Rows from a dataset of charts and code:
# # #

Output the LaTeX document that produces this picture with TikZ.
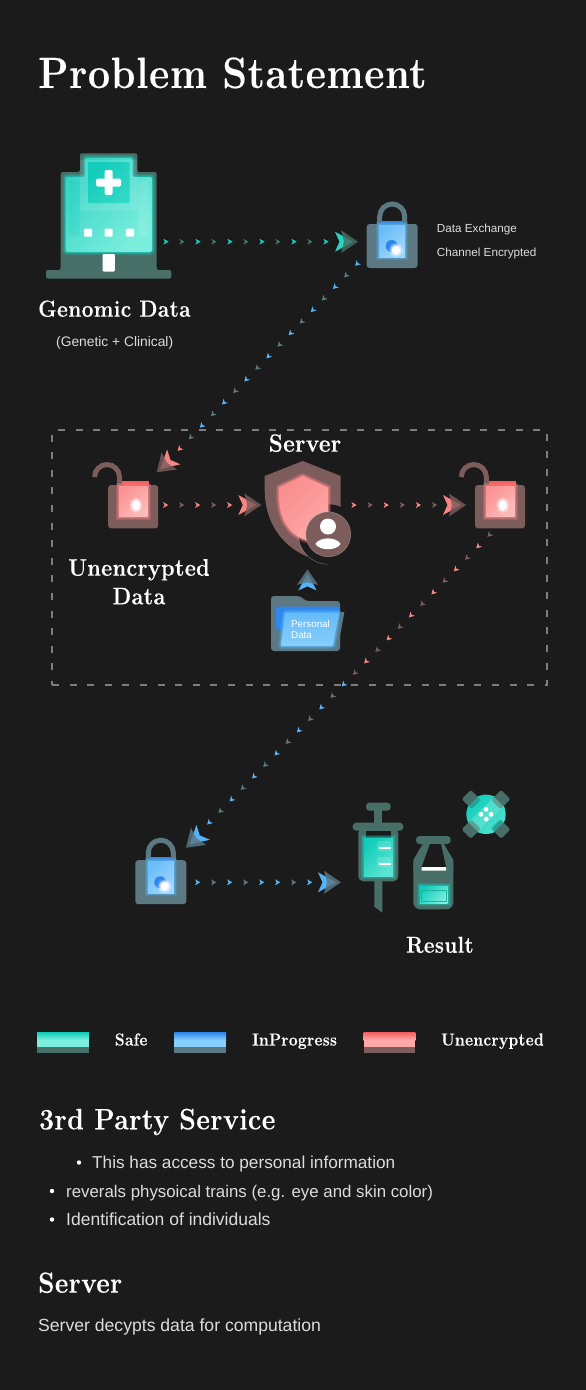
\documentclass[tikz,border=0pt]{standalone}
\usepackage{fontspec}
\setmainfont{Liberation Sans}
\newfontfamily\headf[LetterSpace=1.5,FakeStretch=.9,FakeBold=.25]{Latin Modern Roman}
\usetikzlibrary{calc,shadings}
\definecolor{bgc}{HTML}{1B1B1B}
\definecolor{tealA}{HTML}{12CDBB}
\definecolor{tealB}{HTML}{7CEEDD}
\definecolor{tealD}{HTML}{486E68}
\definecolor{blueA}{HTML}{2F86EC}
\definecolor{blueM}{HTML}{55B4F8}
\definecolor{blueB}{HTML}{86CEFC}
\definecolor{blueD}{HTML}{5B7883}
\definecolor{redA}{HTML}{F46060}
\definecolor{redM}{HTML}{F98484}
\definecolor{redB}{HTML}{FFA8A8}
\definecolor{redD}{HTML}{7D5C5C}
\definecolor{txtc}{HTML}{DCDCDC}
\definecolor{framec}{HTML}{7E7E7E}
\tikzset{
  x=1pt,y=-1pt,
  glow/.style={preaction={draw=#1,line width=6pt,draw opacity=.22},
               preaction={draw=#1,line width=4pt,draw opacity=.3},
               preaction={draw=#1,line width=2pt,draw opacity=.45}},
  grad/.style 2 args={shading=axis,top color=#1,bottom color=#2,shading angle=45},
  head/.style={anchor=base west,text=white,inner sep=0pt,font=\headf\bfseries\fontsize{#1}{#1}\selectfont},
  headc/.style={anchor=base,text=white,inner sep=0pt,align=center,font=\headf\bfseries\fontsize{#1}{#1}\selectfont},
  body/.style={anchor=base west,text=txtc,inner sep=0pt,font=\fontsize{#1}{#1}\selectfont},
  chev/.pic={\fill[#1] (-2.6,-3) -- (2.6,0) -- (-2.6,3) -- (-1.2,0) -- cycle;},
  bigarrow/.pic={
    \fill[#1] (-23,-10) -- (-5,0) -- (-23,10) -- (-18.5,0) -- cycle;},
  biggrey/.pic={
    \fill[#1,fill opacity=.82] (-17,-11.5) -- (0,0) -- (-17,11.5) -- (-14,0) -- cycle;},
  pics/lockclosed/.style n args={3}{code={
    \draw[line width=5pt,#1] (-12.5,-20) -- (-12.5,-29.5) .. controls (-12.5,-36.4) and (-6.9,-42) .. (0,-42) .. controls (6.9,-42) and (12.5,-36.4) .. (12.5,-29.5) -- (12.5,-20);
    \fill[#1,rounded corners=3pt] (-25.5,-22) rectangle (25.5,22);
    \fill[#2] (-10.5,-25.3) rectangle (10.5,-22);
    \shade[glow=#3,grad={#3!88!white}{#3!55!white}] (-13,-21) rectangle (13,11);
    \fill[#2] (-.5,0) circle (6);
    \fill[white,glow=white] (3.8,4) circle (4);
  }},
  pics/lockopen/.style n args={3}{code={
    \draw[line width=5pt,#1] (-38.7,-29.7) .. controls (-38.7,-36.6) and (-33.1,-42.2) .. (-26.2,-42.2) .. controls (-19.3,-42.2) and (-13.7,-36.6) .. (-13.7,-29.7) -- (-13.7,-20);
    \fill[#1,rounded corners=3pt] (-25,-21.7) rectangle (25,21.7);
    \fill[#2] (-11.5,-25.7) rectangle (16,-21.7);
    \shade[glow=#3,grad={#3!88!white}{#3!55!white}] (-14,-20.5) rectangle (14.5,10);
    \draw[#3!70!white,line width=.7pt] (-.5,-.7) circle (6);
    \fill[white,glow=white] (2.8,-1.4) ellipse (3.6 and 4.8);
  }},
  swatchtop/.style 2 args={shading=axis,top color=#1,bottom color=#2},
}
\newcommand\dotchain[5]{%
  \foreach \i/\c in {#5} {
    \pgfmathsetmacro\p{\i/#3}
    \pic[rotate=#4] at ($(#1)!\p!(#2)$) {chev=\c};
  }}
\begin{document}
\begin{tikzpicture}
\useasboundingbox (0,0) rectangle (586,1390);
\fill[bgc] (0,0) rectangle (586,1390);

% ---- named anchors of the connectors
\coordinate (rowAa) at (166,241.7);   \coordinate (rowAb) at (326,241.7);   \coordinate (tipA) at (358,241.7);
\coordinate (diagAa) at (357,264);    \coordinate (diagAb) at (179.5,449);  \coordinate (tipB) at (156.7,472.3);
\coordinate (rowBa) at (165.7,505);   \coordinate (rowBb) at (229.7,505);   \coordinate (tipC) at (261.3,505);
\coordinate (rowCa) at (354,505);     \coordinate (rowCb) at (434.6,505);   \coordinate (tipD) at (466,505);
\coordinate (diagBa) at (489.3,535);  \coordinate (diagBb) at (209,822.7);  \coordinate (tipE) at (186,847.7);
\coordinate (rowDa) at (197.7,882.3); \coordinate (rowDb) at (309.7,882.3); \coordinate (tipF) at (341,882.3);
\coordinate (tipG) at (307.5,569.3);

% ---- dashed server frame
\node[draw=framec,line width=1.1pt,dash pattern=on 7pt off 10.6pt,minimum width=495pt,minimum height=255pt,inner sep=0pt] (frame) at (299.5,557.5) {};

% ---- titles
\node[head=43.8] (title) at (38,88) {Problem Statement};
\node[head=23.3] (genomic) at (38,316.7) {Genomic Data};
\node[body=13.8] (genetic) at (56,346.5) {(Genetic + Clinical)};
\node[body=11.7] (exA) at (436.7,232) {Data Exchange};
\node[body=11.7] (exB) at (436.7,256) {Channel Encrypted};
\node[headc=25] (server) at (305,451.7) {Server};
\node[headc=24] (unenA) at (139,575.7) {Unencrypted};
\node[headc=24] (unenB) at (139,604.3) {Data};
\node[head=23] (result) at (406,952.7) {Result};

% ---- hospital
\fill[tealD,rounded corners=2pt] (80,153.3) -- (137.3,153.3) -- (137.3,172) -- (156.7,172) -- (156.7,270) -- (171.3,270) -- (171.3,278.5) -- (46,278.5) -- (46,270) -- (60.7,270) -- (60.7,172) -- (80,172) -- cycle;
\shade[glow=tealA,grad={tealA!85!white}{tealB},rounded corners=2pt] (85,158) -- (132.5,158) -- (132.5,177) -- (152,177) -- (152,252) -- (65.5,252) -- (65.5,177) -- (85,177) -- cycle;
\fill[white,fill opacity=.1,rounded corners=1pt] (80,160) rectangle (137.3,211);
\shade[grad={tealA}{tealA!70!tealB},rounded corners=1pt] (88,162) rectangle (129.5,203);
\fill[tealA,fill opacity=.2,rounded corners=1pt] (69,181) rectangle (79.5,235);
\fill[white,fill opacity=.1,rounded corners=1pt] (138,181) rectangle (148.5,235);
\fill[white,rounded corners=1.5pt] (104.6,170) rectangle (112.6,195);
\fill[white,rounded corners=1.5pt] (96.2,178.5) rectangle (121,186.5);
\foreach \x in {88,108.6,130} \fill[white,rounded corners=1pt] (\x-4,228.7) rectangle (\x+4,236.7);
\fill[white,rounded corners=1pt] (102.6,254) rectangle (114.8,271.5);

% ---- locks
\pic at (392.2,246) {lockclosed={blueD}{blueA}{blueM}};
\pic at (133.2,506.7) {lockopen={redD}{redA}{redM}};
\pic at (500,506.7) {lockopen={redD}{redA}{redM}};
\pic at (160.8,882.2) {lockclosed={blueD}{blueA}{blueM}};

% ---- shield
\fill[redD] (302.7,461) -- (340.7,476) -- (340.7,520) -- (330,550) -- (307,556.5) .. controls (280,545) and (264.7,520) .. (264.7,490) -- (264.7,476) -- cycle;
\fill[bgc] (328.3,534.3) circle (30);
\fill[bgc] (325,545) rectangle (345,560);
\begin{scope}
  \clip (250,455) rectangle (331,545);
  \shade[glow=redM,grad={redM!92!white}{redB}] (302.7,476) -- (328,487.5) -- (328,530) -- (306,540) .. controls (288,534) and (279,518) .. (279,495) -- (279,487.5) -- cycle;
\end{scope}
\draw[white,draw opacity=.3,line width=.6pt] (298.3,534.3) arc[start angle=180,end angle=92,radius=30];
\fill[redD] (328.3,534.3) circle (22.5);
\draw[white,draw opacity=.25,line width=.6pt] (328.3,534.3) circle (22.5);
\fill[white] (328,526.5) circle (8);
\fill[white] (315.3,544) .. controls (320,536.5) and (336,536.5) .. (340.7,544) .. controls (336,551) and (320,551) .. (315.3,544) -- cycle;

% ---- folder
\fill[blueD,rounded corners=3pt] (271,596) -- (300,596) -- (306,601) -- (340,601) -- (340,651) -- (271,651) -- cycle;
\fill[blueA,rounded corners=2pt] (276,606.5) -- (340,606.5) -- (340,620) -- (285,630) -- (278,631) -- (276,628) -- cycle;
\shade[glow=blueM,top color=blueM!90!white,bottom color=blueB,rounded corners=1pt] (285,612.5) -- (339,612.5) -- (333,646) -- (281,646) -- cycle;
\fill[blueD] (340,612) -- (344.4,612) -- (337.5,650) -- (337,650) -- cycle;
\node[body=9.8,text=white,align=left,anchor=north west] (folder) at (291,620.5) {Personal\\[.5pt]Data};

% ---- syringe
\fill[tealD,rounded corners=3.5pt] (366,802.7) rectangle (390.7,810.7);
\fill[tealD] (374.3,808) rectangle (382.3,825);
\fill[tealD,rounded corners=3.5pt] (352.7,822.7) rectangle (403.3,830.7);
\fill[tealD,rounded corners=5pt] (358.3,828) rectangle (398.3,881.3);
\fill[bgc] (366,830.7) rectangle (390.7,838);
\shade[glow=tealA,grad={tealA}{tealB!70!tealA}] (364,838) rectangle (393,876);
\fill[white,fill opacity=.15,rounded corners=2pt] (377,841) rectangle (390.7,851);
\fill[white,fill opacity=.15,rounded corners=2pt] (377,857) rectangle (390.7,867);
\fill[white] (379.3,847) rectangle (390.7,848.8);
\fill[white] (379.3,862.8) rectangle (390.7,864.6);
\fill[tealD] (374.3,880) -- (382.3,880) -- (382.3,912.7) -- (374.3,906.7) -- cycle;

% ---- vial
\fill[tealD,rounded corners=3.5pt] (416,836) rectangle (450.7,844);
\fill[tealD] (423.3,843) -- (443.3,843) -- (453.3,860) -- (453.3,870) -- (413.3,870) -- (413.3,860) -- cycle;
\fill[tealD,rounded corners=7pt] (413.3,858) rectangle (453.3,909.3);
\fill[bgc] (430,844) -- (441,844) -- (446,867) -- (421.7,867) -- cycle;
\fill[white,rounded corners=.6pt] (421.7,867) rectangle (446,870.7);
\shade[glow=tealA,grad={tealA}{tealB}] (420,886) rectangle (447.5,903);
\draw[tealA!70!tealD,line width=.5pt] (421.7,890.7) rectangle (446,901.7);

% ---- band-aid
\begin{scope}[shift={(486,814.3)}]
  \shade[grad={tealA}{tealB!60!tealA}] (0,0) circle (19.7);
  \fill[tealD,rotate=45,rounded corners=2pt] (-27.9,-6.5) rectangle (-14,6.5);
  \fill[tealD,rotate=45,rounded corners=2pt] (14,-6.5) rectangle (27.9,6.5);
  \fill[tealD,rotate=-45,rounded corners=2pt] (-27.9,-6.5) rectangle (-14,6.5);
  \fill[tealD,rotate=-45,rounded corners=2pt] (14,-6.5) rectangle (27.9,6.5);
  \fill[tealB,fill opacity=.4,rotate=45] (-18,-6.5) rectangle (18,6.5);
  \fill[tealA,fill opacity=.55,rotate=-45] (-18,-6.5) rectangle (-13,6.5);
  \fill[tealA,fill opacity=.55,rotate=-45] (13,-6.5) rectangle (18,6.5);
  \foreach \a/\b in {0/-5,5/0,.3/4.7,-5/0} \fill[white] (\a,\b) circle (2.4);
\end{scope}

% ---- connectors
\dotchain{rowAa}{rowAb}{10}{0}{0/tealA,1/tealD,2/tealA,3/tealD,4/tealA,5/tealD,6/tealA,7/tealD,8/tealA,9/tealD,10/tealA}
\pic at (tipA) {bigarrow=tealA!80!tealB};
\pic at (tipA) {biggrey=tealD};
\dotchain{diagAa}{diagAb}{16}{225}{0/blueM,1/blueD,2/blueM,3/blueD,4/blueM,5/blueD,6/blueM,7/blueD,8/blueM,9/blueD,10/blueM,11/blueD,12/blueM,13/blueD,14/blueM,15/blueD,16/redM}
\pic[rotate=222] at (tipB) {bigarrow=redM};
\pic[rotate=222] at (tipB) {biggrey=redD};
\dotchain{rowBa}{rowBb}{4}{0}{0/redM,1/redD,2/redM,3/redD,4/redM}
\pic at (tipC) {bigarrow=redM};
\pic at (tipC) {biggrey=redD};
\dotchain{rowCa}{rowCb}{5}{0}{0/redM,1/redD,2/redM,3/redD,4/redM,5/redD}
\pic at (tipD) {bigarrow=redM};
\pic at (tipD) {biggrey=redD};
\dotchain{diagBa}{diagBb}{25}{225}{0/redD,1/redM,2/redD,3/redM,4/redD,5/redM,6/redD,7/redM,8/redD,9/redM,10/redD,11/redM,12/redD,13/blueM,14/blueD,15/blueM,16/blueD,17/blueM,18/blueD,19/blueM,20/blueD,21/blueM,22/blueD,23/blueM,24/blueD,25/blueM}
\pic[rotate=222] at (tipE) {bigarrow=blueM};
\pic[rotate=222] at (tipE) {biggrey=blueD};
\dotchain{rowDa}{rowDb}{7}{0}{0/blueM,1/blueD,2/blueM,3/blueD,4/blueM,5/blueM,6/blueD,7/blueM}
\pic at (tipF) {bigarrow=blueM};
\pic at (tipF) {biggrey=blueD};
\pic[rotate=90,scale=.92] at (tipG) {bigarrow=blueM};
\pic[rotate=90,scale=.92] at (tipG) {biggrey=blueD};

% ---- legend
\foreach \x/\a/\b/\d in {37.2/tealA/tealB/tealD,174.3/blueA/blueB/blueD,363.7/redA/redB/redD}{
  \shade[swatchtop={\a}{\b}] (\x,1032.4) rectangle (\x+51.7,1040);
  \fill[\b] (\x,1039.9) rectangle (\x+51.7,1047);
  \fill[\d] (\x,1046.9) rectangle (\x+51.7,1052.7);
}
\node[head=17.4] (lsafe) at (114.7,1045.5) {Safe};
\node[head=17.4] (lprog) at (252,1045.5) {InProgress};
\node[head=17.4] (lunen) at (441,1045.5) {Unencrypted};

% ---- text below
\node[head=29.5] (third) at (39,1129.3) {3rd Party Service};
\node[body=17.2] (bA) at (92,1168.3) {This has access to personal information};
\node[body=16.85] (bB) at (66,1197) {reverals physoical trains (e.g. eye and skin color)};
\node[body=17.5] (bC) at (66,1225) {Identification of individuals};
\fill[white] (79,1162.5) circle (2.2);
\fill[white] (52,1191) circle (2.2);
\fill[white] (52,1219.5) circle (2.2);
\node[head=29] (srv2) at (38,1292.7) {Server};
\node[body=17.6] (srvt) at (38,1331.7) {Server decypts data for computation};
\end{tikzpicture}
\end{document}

# # #

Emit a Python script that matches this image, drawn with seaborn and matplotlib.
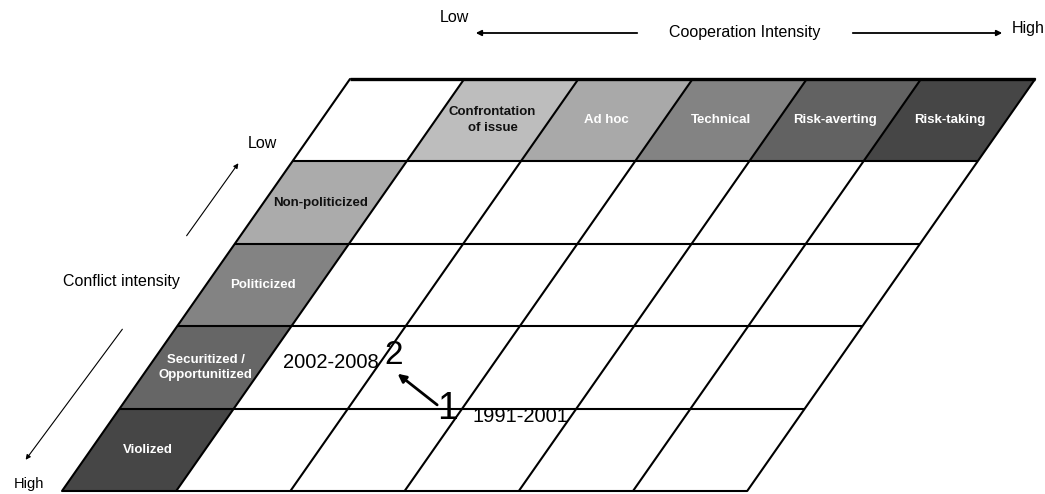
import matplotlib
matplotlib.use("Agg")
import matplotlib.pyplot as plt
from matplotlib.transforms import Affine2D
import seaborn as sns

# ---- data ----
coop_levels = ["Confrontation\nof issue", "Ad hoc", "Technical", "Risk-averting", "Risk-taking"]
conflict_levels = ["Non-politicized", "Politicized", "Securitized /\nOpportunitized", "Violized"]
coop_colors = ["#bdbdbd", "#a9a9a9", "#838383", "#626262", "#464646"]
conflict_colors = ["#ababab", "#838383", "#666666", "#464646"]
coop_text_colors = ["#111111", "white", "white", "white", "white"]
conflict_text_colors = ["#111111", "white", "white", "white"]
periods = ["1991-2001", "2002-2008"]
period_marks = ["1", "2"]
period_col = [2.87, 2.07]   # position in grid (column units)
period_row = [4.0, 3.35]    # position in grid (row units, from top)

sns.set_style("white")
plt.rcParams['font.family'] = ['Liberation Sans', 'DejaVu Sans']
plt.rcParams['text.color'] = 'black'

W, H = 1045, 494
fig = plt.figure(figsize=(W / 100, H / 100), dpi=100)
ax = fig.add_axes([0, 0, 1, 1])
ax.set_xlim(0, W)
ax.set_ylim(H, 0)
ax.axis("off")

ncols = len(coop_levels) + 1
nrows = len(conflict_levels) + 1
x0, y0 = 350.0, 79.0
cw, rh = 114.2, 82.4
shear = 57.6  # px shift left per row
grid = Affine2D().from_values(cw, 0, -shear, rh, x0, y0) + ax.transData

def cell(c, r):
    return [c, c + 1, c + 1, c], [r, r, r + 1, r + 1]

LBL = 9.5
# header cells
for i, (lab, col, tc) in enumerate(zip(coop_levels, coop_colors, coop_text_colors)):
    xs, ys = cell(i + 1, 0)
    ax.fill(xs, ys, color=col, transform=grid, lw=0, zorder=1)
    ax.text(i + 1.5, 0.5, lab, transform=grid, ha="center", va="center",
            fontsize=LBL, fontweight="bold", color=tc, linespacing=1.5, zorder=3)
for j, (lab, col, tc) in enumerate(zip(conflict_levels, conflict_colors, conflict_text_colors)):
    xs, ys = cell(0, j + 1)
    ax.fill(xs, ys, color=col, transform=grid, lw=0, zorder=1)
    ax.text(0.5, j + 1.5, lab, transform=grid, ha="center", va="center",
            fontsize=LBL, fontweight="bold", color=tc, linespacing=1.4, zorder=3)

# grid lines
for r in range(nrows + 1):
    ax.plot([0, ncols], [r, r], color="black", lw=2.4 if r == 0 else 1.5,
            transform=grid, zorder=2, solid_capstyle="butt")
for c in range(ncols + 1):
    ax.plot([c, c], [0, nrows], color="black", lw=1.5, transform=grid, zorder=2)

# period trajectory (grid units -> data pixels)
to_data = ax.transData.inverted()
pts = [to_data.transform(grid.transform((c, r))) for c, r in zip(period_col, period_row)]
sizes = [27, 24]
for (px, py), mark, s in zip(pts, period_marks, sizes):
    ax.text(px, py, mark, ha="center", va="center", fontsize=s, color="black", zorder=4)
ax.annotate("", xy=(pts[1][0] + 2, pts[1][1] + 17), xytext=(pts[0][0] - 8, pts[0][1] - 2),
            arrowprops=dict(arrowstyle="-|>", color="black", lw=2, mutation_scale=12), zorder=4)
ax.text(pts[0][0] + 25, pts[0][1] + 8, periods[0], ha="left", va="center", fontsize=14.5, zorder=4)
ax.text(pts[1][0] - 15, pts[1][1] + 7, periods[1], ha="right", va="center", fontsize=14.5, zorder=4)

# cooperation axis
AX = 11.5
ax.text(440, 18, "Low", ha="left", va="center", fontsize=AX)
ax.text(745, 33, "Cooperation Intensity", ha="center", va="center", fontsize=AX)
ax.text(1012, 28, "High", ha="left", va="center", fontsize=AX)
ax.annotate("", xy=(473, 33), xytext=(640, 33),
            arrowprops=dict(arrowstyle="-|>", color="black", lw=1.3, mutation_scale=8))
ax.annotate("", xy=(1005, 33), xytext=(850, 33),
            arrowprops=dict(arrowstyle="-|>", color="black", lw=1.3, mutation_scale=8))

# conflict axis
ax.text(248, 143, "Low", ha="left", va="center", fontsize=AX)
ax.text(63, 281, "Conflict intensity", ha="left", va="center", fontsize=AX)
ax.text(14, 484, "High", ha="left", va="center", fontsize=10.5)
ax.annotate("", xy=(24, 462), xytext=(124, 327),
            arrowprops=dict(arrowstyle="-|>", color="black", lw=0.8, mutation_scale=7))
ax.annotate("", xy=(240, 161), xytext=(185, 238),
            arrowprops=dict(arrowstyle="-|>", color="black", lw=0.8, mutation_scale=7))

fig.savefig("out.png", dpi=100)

# # #

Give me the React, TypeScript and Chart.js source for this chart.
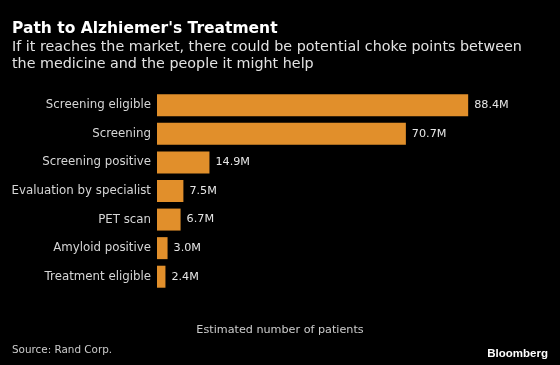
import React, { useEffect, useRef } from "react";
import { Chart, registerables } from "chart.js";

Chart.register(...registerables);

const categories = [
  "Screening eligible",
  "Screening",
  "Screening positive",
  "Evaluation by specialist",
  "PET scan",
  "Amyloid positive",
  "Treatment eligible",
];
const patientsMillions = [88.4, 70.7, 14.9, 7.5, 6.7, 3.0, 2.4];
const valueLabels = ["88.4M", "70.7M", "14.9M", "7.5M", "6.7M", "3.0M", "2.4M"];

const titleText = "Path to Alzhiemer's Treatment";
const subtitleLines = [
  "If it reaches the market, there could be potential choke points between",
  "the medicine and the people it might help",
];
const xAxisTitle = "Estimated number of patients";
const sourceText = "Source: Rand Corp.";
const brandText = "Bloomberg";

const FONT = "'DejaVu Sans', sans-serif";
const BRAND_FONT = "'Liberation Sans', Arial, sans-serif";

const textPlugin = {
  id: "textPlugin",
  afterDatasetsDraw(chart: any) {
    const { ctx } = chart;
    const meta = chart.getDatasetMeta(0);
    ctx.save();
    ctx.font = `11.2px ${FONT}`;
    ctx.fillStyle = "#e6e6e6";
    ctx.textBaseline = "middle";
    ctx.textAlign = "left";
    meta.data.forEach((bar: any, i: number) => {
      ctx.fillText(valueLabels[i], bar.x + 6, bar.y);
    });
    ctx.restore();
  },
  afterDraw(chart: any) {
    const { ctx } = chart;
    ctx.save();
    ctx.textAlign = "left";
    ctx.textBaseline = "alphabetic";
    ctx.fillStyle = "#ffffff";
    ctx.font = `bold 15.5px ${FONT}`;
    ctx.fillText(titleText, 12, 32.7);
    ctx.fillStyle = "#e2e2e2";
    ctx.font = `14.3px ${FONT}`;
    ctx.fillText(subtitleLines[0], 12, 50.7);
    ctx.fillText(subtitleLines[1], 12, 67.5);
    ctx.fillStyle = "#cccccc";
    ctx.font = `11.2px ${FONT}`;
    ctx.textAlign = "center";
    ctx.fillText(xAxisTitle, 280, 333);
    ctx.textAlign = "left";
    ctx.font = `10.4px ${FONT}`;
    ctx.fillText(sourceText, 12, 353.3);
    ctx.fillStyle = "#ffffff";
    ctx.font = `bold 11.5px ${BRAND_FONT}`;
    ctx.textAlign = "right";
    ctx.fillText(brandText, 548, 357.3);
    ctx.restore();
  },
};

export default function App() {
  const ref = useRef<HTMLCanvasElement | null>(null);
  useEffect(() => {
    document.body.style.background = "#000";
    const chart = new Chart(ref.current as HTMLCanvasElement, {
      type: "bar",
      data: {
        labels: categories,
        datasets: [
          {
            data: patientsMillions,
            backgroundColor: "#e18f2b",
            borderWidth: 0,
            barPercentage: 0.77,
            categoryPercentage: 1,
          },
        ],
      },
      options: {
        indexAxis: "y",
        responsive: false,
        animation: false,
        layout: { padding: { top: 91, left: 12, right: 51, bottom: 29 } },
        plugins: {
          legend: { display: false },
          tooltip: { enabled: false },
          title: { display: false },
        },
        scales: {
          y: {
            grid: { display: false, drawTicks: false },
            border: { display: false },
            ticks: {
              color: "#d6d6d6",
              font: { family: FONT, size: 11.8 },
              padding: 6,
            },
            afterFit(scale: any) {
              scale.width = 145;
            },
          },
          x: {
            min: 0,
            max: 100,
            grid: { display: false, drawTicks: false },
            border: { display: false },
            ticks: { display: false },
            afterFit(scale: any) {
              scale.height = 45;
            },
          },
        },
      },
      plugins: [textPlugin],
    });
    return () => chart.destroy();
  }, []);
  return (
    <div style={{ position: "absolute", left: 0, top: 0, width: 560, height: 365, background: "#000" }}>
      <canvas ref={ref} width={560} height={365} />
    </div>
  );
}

# # #

The answer must consist solely of the number of lines in the entries that contain the word "matplotlib".

→ **FINAL RESULT**:
5